One would think that the process of obtaining data to conduct health and medical research in Australia would be straightforward. Unfortunately, it’s not. Researchers are constantly plagued by incessant delays and lengthy negotiations – all which stem from the fact that they have to go through a variety of different processes before their projects can commence.
The processes for obtaining datasets are incredibly unwieldy. They’re riddled with inefficiencies and duplication, which means researchers are pitted into an unwilling dance between multiple sets of data agencies, custodians, data linkage key and infrastructure providers, all whilst they’re chasing approvals from multiple ethics committees. The end result? The pace of Australian health and medical research (HMR) is slowed, drastically.
The story of Dr Jones below is a case study using an example researcher. It is based on the experiences of a few different researchers we have spoken with. Through it, we’ll examine some of these problems. While you’re reading, bear in mind that it’s only a small glimpse into the myriad of frustrations involved in attempting to get access to the data required to conduct Health and Medical Research.
For a detailed review of the processes, documentation and applications required to conduct national data linkage in Australia, please read this paper published by PHRN.
Running around in Circles
Calling Dr Jones
Dr Cameron Jones is a senior health economist and a data scientist at Oz University. Dr Jones is passionate about the possibilities that data analytics offer for improving health and healthcare services. He’s decided to pursue a project that is aimed at reducing the time it takes for patients in remote areas to access emergency services.
To do this, he needs to link data from four different datasets for analysis. He’s also got two additional researchers on board – Margaret and Gagandeep. It’s safe to say they’re all very excited to proceed. Surely they’ll have no problem accessing the data they require to improve the quality of care for those living in remote areas?
As a first step, Dr Jones prepares a research protocol. It identifies the problem he and the team want to address, the types of data they wish to use, and their research analysis method.
Having secured funding, Dr Jones and his team begin discussions with data agencies that hold the data they need. Each agency has specific individuals who are ‘data custodians’. These custodians grant permissions to access their specific datasets. Taking the time to make access requests to each custodian is a lengthy process.
In order to link the different datasets they now have to speak to a different entity - the data linkage unit, who is responsible for providing the keys to linking data. The team then find out that they may not use their own research environment to store and access linked data, but will have to approach another agency - the secure infrastructure provider who has been specified by the data linkage unit. Yet again, this agency has a different set of requirements to be completed.

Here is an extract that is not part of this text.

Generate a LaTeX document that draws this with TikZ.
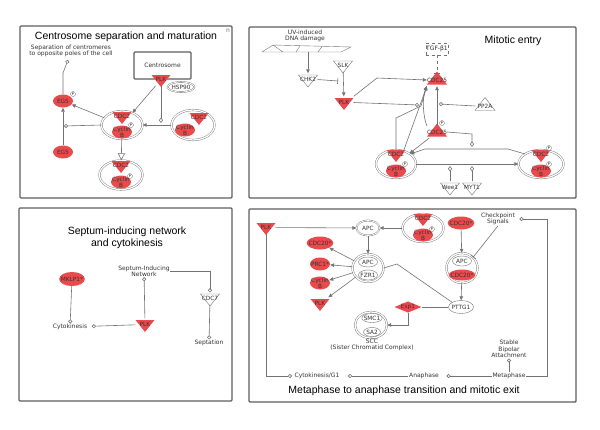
\documentclass[tikz,border=0pt]{standalone}
\usepackage{fontspec}
\setmainfont{Liberation Sans}
\newfontfamily\labelfont{DejaVu Sans}
\usetikzlibrary{positioning,shapes.geometric,arrows.meta}
\definecolor{ipared}{RGB}{234,74,76}
\definecolor{linegray}{RGB}{115,115,115}
\definecolor{framegray}{RGB}{95,95,95}
\tikzset{
  panel/.style={draw=framegray,line width=1.4pt,rounded corners=1pt},
  title/.style={font=\fontsize{10.5}{12.5}\selectfont,align=center,inner sep=0pt},
  lbl/.style={font=\labelfont\fontsize{6}{6.4}\selectfont,align=center,text=black!80,inner sep=0.5pt},
  inlbl/.style={font=\labelfont\fontsize{5.8}{5.6}\selectfont,align=center,text=black!80,inner sep=0pt},
  mol/.style={inlbl,shape=ellipse,fill=ipared,inner xsep=-2pt,inner ysep=-1pt,
        minimum width=20pt,minimum height=13pt},
  protein/.style={inlbl,shape=ellipse,draw=linegray,line width=0.4pt,fill=white,
        inner xsep=-1pt,minimum width=19pt,minimum height=10pt},
  complex/.style={inlbl,shape=ellipse,draw=linegray,line width=0.4pt,double=white,
        double distance=1.3pt,minimum width=41pt,minimum height=28pt},
  genebox/.style={inlbl,minimum width=19pt,minimum height=12pt},
  openshape/.style={fill=white,draw=linegray,line width=0.4pt},
  phos/.style={shape=circle,draw=linegray,fill=white,line width=0.3pt,inner sep=0pt,
        minimum size=5pt,font=\labelfont\fontsize{3.5}{3.5}\selectfont},
  link/.style={draw=linegray,line width=0.6pt},
  act/.style={link,-{Triangle[length=4pt,width=3.5pt]}},
  leadsto/.style={link,-{Circle[open,length=4pt]}},
  modulates/.style={link,-{Diamond[open,length=5.5pt,width=4pt]}},
  inhibits/.style={link,-{Bar[width=6pt]}},
  transloc/.style={link,-{Triangle[open,length=7pt,width=7pt]}}
}
\newcommand{\kinase}[4][fill=ipared]{%
  %% triangle pointing down
  \path[#1,shift={(#3)}] (-9.5,-6) -- (9.5,-6) -- (0,6) -- cycle;
  \node[genebox,yshift=1.5pt] (#2) at (#3) {#4};}
\newcommand{\phosphatase}[4][fill=ipared]{%
  %% triangle pointing up
  \path[#1,shift={(#3)}] (-10,6.5) -- (10,6.5) -- (0,-6.5) -- cycle;
  \node[genebox,yshift=-2pt] (#2) at (#3) {#4};}
\newcommand{\phosmark}[2]{\node[phos] (#1) at (#2) {P};}

\begin{document}
\begin{tikzpicture}[x=1pt,y=-1pt]
  \fill[white] (0,0) rectangle (600,429);
  \useasboundingbox (0,0) rectangle (600,429);

  %% Centrosome separation and maturation
  \draw[panel] (20,26) rectangle (232,198);
  \node[title] (titlecs) at (126,37) {Centrosome separation and maturation};
  \node[lbl,text=linegray] (cornern) at (228,31) {n};
  \node[lbl] (sepcentro) at (71,51) {Separation of centromeres\\to opposite poles of the cell};
  \coordinate (sepend) at (68,60);
  \node[lbl,draw=framegray,line width=1.2pt,rounded corners=1pt,
        minimum width=57pt,minimum height=27pt] (centrosome) at (162.5,65.5) {Centrosome};
  \node[complex,minimum width=23pt,minimum height=10pt,double distance=0.8pt]
        (hspninety) at (181,87) {HSP90};
  \kinase{plkcs}{161,81}{PLK}
  \node[mol] (eggup) at (63,101) {EG5};
  \phosmark{peggup}{73,94}
  \node[mol] (eggdown) at (63,152) {EG5};
  \node[complex] (cdccycA) at (122,125) {};
  \node[mol] (cycA) at (122,132) {Cyclin\\B};
  \kinase{cdctwoA}{122,118}{CDC2}
  \phosmark{pA}{131,125}
  \node[complex,minimum width=43pt,minimum height=30pt] (cdccycB) at (193,125) {};
  \node[mol] (cycB) at (185,130) {Cyclin\\B};
  \kinase{cdctwoB}{199,119}{CDC2}
  \node[complex,minimum width=43pt,minimum height=29pt] (cdccycC) at (121,175) {};
  \node[mol] (cycC) at (121,182) {Cyclin\\B};
  \kinase{cdctwoC}{121,167}{CDC2}
  \phosmark{pC}{130,176}
  %% connectors
  \draw[act] (eggdown) -- (eggup);
  \draw[leadsto] (eggup.north) -- (63,73) -- (sepend);
  \coordinate (eggjoin) at (64,126);
  \draw[leadsto] (cdccycA.west) -- (eggjoin);
  \draw[act] (cdccycA) -- (eggup);
  \draw[act] (plkcs) -- (cdccycA);
  \coordinate (plkmod) at (161,123);
  \draw[modulates] (plkcs.south) -- (plkmod);
  \draw[act] (cdccycB) -- (cdccycA);
  \draw[transloc] (cdccycA) -- (cdccycC);

  %% Mitotic entry
  \draw[panel] (249,27) rectangle (576,198);
  \node[title] (titleme) at (513,41) {Mitotic entry};
  \node[lbl] (uvtext) at (305,36) {UV-induced\\DNA damage};
  \draw[link,line width=0.4pt] (262,52) -- (273,45) -- (351,47) -- (341,52) -- cycle
        (273,45) -- (283,52) (300,46) -- (296,52) (322,46.5) -- (318,52);
  \node[inner sep=0pt,minimum width=88pt,minimum height=7pt] (uvdamage) at (306,48.5) {};
  \kinase[openshape]{chktwo}{308,81}{CHK2}
  \kinase[openshape]{slk}{343,67}{SLK}
  \kinase{plkme}{344,104}{PLK}
  \node[lbl,draw=linegray,dashed,minimum width=20pt,minimum height=12pt] (tgfb) at (437,49) {TGF-β1};
  \phosphatase{cdctwofiveA}{437,78}{CDC25}
  \phosphatase[openshape]{pptwoa}{485,104}{PP2A}
  \phosphatase{cdctwofiveB}{437,130}{CDC25}
  \phosmark{pcdcB}{442,123}
  \node[complex,minimum width=40pt,minimum height=28pt] (cdccycD) at (396,164) {};
  \node[mol] (cycD) at (396,171) {Cyclin\\B};
  \kinase{cdctwoD}{396,156}{CDC2}
  \phosmark{pD}{405,164}
  \node[complex,minimum width=45pt,minimum height=28pt] (cdccycE) at (541,164) {};
  \node[mol] (cycE) at (541,171) {Cyclin\\B};
  \kinase{cdctwoE}{541,156}{CDC2}
  \phosmark{pEtop}{549,148}
  \phosmark{pE}{549,164}
  \kinase[openshape]{weeone}{450,189}{Wee1}
  \kinase[openshape]{mytone}{472,189}{MYT1}
  %% connectors
  \draw[act] (chktwo |- uvdamage.south) -- (chktwo.north);
  \coordinate (chkbar) at (338,81);
  \draw[inhibits] (chktwo.east) -- (chkbar);
  \draw[act] (slk) -- (plkme);
  \draw[inhibits,dashed] (tgfb) -- (cdctwofiveA);
  \draw[act] (plkme.north east) -- (377,78) -- (cdctwofiveA.west);
  \coordinate (plkcirc) at (419,105);
  \draw[leadsto] (plkme.east) -- (plkcirc);
  \coordinate (ppcirc) at (439,104);
  \draw[leadsto] (pptwoa.west) -- (ppcirc);
  \draw[act] (cdctwofiveB.north) -- (cdctwofiveA.south);
  \draw[act] (cdctwofiveB.north west) .. controls (423,116) and (422,98) .. (cdctwofiveA.south west);
  \draw[act] (cdccycD.north) -- (396,118) -- (421,106) -- (cdctwofiveA.south west);
  \draw[act] (cdccycD.60) -- (cdctwofiveA.south west);
  \draw[act] (cdctwofiveB) -- (cdccycD);
  \coordinate (cdcmod) at (472,147);
  \draw[modulates] (cdctwofiveB.east) -- (472,134) -- (cdcmod);
  \draw[act] (cdccycE.north west) -- (508,149) -- (425,149) -- (cdccycD.north east);
  \draw[act] (cdccycD.east) -- (cdccycE.west);
  \draw[modulates] (weeone.north) -- (450,166);
  \draw[modulates] (mytone.north) -- (472,166);

  %% Septum-inducing network and cytokinesis
  \draw[panel] (19,208) rectangle (232,401);
  \node[title] (titlesin) at (127,238) {Septum-inducing network\\and cytokinesis};
  \node[mol,minimum height=14pt] (mklp) at (72,279) {MKLP1*};
  \node[lbl] (cytok) at (70,327) {Cytokinesis};
  \kinase{plksin}{145,326}{PLK}
  \node[lbl] (sinnet) at (144,271) {Septum-Inducing\\Network};
  \kinase[openshape]{cdcseven}{210,300}{CDC7}
  \node[lbl] (septation) at (209,343) {Septation};
  %% connectors
  \draw[leadsto] (mklp) -- (cytok);
  \draw[leadsto,shorten >=4pt] (plksin) -- (cytok);
  \draw[leadsto] (plksin) -- (sinnet);
  \draw[leadsto] (sinnet.east) -- (210,271) -- (cdcseven.north);
  \draw[leadsto] (cdcseven) -- (septation);

  %% Metaphase to anaphase transition and mitotic exit
  \draw[panel] (249,209) rectangle (576,402);
  \node[title] (titlemeta) at (404,391) {Metaphase to anaphase transition and mitotic exit};
  \kinase{plkmeta}{266,229}{PLK}
  \node[complex,minimum width=23pt,minimum height=15pt,double distance=0.8pt] (apcA) at (368,228) {APC};
  \node[complex] (cdccycF) at (423,228) {};
  \node[mol] (cycF) at (423,235) {Cyclin\\B};
  \kinase{cdctwoF}{423,220}{CDC2}
  \phosmark{pF}{432,229}
  \node[complex,minimum width=31pt,minimum height=28pt] (apcfzr) at (368,268) {};
  \node[protein] (apcB) at (368,262) {APC};
  \node[protein] (fzrone) at (368,275) {FZR1};
  \node[mol] (cdctwentyA) at (320,243) {CDC20*};
  \node[mol] (prcone) at (320,264) {PRC1*};
  \node[mol] (cycG) at (320,283) {Cyclin\\B};
  \kinase{plkexit}{320,305}{PLK}
  \node[mol] (cdctwentyB) at (461,223) {CDC20*};
  \node[complex,minimum width=31pt,minimum height=30pt] (apccdc) at (462,268) {};
  \node[protein] (apcC) at (462,261) {APC};
  \node[mol,minimum height=11pt] (cdctwentyC) at (462,275) {CDC20*};
  \node[lbl] (checkpt) at (498,219) {Checkpoint\\Signals};
  \node[protein,minimum width=25pt,minimum height=13pt] (pttg) at (461,307) {PTTG1};
  \node[inlbl,shape=diamond,fill=ipared,aspect=2.4] (espone) at (408,307) {Esp1};
  \node[complex,minimum width=32pt,minimum height=26pt] (scc) at (371,325) {};
  \node[protein,minimum width=17pt,minimum height=9pt] (smcone) at (372,318) {SMC1};
  \node[protein,minimum width=17pt,minimum height=9pt] (satwo) at (372,332) {SA2};
  \node[lbl] (scclbl) at (372,345) {SCC\\(Sister Chromatid Complex)};
  \node[lbl] (cytogone) at (317,376) {Cytokinesis/G1};
  \node[lbl] (anaphase) at (424,376) {Anaphase};
  \node[lbl] (metaphase) at (509,376) {Metaphase};
  \node[lbl] (stable) at (509,349) {Stable\\Bipolar\\Attachment};
  %% connectors
  \draw[act] (plkmeta) -- (apcA);
  \draw[act] (cdccycF) -- (apcA);
  \draw[act] (apcA) -- (apcfzr);
  \draw[act] (apcfzr) -- (cdctwentyA);
  \draw[act] (apcfzr) -- (prcone);
  \draw[act] (apcfzr) -- (cycG);
  \draw[act] (apcfzr) -- (plkexit);
  \draw[act] (cdctwentyB) -- (apccdc);
  \draw[inhibits] (checkpt.south) -- (apccdc.north east);
  \draw[act] (apccdc) -- (pttg);
  \draw[link] (apcfzr.east) -- (397,264) -- (pttg.north west);
  \draw[link] (pttg) -- (espone);
  \draw[act] (espone.south) -- (408,325) -- (scc.east);
  \draw[leadsto,shorten >=2pt] (plkmeta.south) -- (266,376) -- (cytogone.west);
  \draw[leadsto,shorten >=8pt] (anaphase.west) -- (cytogone.east);
  \draw[leadsto,shorten >=7pt] (metaphase.west) -- (anaphase.east);
  \draw[leadsto] (metaphase.north) -- (stable.south);
  \draw[leadsto,shorten >=4pt] (metaphase.east) -- (547,376) -- (547,219) -- (checkpt.east);
\end{tikzpicture}
\end{document}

The data custodians, linkage key and infrastructure providers all have their own application processes. They all check if Dr Jones’ project has obtained ethics clearances and other approvals before they can provide any data or data-related information.
Satisfying all these requirements leads to much wasted time because of information duplication.
Dr Jones wishes he could simply make his request to a single national data entity which could then liaise with the different agencies for him: the process would be much simpler.
To get their ethics clearances, Dr Jones and his team have to apply with the national health research ethics committee, and the Oz University ethics board. Because the data cover different states, Dr. Jones needs to go to the ethics committee of all states, and also since the research tries to answer questions about Aboriginal health, they need to apply for ethics clearances from the Aboriginal health ethics committee too.
However, each committee wants information about the data before they can provide any sort of clearance.
This leads Dr Jones and his team to a paradox. On the one hand, they can’t get ethics clearances until they can provide data-related information to the committees. At the same time, they can’t get this information without the required ethics approvals. Unsurprisingly, this leads to what seems like an endless back and forth between the committees and custodians.
After several months, Dr Jones is able to convince the custodians to provide their metadata to the ethics committees. The project can finally move on.
However, one ethics committee requires that consent be individually obtained from each of the participants who has provided data to the datasets that Dr Jones and his team want to access. Things are delayed further. Hard copies of consent forms have to be mailed to individuals – many of whom have changed addresses, or died. Dr Jones and his team then launch into the mammoth follow-up task of retrieving the completed consent forms.
Many months later…
Dr Jones, Margaret and Gagandeep have spent considerable time and energy and have talked to at least twelve different agencies and committees without doing any research on the project. However, they’ve finally overcome their many obstacles and frustrations and are ready to begin.
Unfortunately, due to changed personal circumstances, Margaret is unable to continue any research work. Dr Jones identifies a new team member, Deborah, as a replacement. Now they have to recontact each ethics committee and custodian to give Deborah data access, resulting in more delays and information duplication.
How Governments and researchers can work together to address the various complexities in data access is part of what we will be looking at in our Flying Blind Vol. 2 Report. We hope this will form the basis of a conversation that organizations like Research Australia can lead the health and medical research sector in having with Governments.